### GIVEN INFORMATION

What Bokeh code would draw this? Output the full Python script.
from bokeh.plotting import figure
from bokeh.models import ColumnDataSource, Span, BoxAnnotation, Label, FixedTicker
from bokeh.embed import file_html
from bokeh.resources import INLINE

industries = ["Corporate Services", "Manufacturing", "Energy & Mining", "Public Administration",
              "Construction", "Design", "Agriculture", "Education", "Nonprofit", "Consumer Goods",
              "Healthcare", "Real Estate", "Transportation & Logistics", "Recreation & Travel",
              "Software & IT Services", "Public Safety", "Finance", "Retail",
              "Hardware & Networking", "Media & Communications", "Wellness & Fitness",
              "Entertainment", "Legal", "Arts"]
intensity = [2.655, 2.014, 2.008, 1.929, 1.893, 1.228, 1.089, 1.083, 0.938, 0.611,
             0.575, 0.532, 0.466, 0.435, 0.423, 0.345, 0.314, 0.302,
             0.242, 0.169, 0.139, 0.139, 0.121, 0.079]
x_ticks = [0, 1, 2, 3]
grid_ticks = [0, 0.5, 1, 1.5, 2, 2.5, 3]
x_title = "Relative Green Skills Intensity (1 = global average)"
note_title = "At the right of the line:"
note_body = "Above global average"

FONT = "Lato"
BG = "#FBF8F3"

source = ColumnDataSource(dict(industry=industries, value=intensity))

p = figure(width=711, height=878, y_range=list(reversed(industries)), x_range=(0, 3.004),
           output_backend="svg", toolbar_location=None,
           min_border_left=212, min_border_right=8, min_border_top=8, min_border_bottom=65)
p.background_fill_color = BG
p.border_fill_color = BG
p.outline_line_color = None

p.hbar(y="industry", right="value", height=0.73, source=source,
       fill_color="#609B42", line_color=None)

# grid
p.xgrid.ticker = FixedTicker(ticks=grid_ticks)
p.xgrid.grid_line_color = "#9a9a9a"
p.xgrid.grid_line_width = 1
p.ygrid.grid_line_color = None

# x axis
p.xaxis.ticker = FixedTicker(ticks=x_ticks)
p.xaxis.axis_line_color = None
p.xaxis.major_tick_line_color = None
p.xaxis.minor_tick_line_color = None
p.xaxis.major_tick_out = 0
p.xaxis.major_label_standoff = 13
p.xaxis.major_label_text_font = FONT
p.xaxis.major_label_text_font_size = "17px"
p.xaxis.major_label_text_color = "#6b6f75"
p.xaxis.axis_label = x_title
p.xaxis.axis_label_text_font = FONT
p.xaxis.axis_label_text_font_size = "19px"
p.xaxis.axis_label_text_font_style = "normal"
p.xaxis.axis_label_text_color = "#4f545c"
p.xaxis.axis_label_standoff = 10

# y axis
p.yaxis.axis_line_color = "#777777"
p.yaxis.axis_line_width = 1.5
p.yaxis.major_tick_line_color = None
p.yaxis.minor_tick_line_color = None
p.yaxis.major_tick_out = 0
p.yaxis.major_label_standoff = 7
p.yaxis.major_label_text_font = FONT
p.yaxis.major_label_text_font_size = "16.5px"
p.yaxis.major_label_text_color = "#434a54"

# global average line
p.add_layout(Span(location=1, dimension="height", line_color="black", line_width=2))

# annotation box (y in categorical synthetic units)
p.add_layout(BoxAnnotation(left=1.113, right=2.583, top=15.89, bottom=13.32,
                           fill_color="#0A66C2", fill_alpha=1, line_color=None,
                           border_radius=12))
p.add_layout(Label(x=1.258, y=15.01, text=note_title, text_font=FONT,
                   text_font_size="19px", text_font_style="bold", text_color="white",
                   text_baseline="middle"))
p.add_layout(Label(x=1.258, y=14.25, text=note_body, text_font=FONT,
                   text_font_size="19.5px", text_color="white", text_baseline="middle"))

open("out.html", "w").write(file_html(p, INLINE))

######
### GIVEN INFORMATION

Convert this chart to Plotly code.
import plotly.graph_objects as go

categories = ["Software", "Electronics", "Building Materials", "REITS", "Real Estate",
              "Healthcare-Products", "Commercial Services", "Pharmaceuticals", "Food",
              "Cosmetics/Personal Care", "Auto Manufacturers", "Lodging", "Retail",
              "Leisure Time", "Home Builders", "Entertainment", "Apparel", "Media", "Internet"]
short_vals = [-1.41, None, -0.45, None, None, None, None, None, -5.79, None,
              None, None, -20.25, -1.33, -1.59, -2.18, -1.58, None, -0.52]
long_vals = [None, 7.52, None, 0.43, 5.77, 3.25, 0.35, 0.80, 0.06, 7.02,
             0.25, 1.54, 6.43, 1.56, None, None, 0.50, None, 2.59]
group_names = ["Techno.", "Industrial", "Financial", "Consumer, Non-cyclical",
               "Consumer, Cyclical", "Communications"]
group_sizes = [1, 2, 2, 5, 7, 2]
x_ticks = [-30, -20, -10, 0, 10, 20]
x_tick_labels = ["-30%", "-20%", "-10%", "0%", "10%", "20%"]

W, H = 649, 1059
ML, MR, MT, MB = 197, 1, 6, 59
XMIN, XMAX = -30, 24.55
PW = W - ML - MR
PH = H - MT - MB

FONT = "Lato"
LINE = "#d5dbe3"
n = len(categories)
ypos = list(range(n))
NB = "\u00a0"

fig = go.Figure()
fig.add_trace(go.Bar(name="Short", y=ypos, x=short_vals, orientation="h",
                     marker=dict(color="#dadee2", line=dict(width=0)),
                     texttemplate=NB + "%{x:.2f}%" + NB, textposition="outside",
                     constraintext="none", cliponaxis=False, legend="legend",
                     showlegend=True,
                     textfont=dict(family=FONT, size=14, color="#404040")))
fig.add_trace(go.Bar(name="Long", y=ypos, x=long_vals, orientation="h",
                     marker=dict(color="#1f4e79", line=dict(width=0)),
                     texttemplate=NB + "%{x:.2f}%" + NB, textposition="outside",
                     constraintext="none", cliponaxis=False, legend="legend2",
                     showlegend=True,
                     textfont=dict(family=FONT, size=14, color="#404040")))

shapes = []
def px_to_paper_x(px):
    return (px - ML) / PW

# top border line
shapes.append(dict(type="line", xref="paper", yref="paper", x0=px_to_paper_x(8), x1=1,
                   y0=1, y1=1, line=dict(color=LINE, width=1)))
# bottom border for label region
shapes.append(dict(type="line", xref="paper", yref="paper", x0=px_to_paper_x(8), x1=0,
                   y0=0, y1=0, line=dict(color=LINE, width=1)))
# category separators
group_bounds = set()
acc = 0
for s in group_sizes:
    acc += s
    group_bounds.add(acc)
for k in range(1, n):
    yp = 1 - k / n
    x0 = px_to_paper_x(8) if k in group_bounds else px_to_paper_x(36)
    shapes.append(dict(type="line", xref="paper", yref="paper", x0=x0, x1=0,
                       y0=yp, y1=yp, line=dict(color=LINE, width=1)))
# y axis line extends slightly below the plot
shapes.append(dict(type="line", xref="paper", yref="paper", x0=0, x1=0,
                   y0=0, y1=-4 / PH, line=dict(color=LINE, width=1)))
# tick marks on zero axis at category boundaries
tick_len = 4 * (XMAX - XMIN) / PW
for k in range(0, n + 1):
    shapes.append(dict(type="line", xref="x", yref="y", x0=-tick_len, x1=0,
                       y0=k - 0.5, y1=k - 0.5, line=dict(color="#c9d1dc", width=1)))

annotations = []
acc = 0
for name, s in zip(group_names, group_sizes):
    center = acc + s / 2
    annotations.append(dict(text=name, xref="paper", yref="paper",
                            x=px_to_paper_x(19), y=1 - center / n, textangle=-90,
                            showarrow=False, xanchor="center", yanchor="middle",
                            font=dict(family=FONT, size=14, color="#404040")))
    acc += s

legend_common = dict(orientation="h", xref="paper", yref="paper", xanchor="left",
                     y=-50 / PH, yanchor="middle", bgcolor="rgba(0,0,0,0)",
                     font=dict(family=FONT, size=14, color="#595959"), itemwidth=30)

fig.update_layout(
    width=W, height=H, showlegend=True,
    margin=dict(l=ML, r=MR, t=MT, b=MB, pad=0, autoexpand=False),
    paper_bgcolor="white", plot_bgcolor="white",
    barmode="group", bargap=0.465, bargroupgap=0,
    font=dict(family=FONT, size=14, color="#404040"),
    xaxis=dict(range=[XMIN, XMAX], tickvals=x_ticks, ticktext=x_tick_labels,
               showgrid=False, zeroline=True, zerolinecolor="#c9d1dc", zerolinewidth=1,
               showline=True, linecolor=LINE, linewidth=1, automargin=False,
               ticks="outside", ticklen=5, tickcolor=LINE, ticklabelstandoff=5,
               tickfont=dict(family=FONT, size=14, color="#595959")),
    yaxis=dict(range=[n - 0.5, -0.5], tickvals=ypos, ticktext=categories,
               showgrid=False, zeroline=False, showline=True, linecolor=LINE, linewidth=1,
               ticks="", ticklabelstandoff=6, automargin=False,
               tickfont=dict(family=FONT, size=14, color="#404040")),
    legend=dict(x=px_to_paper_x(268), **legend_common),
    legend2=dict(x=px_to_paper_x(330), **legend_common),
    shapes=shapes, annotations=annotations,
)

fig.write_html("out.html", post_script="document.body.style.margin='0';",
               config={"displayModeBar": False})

######

[WORK TO BE COMPLETED] Pick out the lines above that hold the string "this" and show them.

[COMPLETED TASK]
What Bokeh code would draw this? Output the full Python script.
Convert this chart to Plotly code.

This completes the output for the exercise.